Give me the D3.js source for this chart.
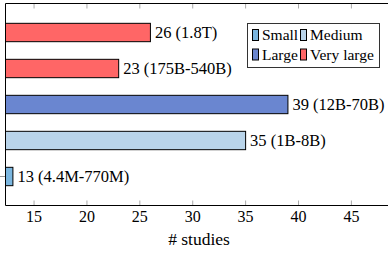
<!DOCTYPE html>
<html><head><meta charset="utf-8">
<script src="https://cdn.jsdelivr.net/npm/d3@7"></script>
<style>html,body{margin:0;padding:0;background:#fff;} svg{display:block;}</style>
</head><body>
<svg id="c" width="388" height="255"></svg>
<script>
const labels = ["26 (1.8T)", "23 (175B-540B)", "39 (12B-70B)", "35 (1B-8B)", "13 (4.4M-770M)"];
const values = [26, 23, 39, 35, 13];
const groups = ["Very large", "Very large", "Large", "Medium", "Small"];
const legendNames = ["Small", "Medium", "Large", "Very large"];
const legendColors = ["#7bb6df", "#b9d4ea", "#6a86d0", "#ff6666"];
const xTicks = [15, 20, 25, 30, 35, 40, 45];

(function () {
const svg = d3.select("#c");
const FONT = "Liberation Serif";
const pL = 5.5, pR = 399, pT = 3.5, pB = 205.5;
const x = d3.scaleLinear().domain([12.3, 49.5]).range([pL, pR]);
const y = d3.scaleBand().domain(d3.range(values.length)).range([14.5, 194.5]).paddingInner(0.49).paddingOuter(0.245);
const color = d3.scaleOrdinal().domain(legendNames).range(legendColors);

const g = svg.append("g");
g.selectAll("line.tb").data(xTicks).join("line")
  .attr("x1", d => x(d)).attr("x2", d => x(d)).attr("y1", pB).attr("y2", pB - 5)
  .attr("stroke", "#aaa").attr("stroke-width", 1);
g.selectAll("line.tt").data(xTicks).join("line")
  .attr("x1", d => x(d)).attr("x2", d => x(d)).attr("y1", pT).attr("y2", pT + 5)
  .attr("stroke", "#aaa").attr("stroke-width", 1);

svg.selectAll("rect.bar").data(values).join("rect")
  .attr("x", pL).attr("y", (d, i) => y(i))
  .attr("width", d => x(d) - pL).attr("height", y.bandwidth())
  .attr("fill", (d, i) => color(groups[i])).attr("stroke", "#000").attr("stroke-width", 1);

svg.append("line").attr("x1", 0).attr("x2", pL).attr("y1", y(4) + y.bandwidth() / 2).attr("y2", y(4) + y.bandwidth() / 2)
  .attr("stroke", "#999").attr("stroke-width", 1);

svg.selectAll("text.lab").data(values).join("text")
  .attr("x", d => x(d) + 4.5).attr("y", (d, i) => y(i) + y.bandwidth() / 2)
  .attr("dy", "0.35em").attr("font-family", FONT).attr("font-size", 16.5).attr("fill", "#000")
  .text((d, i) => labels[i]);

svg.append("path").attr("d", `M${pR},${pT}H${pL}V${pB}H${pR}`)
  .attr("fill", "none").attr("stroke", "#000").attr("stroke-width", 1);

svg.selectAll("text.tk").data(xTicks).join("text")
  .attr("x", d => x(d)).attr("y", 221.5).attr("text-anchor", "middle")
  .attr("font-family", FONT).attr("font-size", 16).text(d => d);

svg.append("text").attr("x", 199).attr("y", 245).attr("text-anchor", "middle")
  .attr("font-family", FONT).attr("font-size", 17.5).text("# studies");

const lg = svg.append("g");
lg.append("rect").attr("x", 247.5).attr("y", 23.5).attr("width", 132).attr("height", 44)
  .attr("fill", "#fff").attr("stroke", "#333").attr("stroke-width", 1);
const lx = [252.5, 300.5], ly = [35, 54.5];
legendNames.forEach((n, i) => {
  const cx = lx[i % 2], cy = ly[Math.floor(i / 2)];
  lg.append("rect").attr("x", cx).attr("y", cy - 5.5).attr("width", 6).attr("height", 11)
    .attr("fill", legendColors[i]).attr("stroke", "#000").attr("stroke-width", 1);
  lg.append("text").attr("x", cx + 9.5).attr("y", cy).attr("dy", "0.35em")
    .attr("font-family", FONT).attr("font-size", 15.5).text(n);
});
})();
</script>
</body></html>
^^^^^^^^^^^^^^^^
### Written request
Return the listing above word for word, with the pictures removed.

### Written solution
Give me the D3.js source for this chart.
<!DOCTYPE html>
<html><head><meta charset="utf-8">
<script src="https://cdn.jsdelivr.net/npm/d3@7"></script>
<style>html,body{margin:0;padding:0;background:#fff;} svg{display:block;}</style>
</head><body>
<svg id="c" width="388" height="255"></svg>
<script>
const labels = ["26 (1.8T)", "23 (175B-540B)", "39 (12B-70B)", "35 (1B-8B)", "13 (4.4M-770M)"];
const values = [26, 23, 39, 35, 13];
const groups = ["Very large", "Very large", "Large", "Medium", "Small"];
const legendNames = ["Small", "Medium", "Large", "Very large"];
const legendColors = ["#7bb6df", "#b9d4ea", "#6a86d0", "#ff6666"];
const xTicks = [15, 20, 25, 30, 35, 40, 45];

(function () {
const svg = d3.select("#c");
const FONT = "Liberation Serif";
const pL = 5.5, pR = 399, pT = 3.5, pB = 205.5;
const x = d3.scaleLinear().domain([12.3, 49.5]).range([pL, pR]);
const y = d3.scaleBand().domain(d3.range(values.length)).range([14.5, 194.5]).paddingInner(0.49).paddingOuter(0.245);
const color = d3.scaleOrdinal().domain(legendNames).range(legendColors);

const g = svg.append("g");
g.selectAll("line.tb").data(xTicks).join("line")
  .attr("x1", d => x(d)).attr("x2", d => x(d)).attr("y1", pB).attr("y2", pB - 5)
  .attr("stroke", "#aaa").attr("stroke-width", 1);
g.selectAll("line.tt").data(xTicks).join("line")
  .attr("x1", d => x(d)).attr("x2", d => x(d)).attr("y1", pT).attr("y2", pT + 5)
  .attr("stroke", "#aaa").attr("stroke-width", 1);

svg.selectAll("rect.bar").data(values).join("rect")
  .attr("x", pL).attr("y", (d, i) => y(i))
  .attr("width", d => x(d) - pL).attr("height", y.bandwidth())
  .attr("fill", (d, i) => color(groups[i])).attr("stroke", "#000").attr("stroke-width", 1);

svg.append("line").attr("x1", 0).attr("x2", pL).attr("y1", y(4) + y.bandwidth() / 2).attr("y2", y(4) + y.bandwidth() / 2)
  .attr("stroke", "#999").attr("stroke-width", 1);

svg.selectAll("text.lab").data(values).join("text")
  .attr("x", d => x(d) + 4.5).attr("y", (d, i) => y(i) + y.bandwidth() / 2)
  .attr("dy", "0.35em").attr("font-family", FONT).attr("font-size", 16.5).attr("fill", "#000")
  .text((d, i) => labels[i]);

svg.append("path").attr("d", `M${pR},${pT}H${pL}V${pB}H${pR}`)
  .attr("fill", "none").attr("stroke", "#000").attr("stroke-width", 1);

svg.selectAll("text.tk").data(xTicks).join("text")
  .attr("x", d => x(d)).attr("y", 221.5).attr("text-anchor", "middle")
  .attr("font-family", FONT).attr("font-size", 16).text(d => d);

svg.append("text").attr("x", 199).attr("y", 245).attr("text-anchor", "middle")
  .attr("font-family", FONT).attr("font-size", 17.5).text("# studies");

const lg = svg.append("g");
lg.append("rect").attr("x", 247.5).attr("y", 23.5).attr("width", 132).attr("height", 44)
  .attr("fill", "#fff").attr("stroke", "#333").attr("stroke-width", 1);
const lx = [252.5, 300.5], ly = [35, 54.5];
legendNames.forEach((n, i) => {
  const cx = lx[i % 2], cy = ly[Math.floor(i / 2)];
  lg.append("rect").attr("x", cx).attr("y", cy - 5.5).attr("width", 6).attr("height", 11)
    .attr("fill", legendColors[i]).attr("stroke", "#000").attr("stroke-width", 1);
  lg.append("text").attr("x", cx + 9.5).attr("y", cy).attr("dy", "0.35em")
    .attr("font-family", FONT).attr("font-size", 15.5).text(n);
});
})();
</script>
</body></html>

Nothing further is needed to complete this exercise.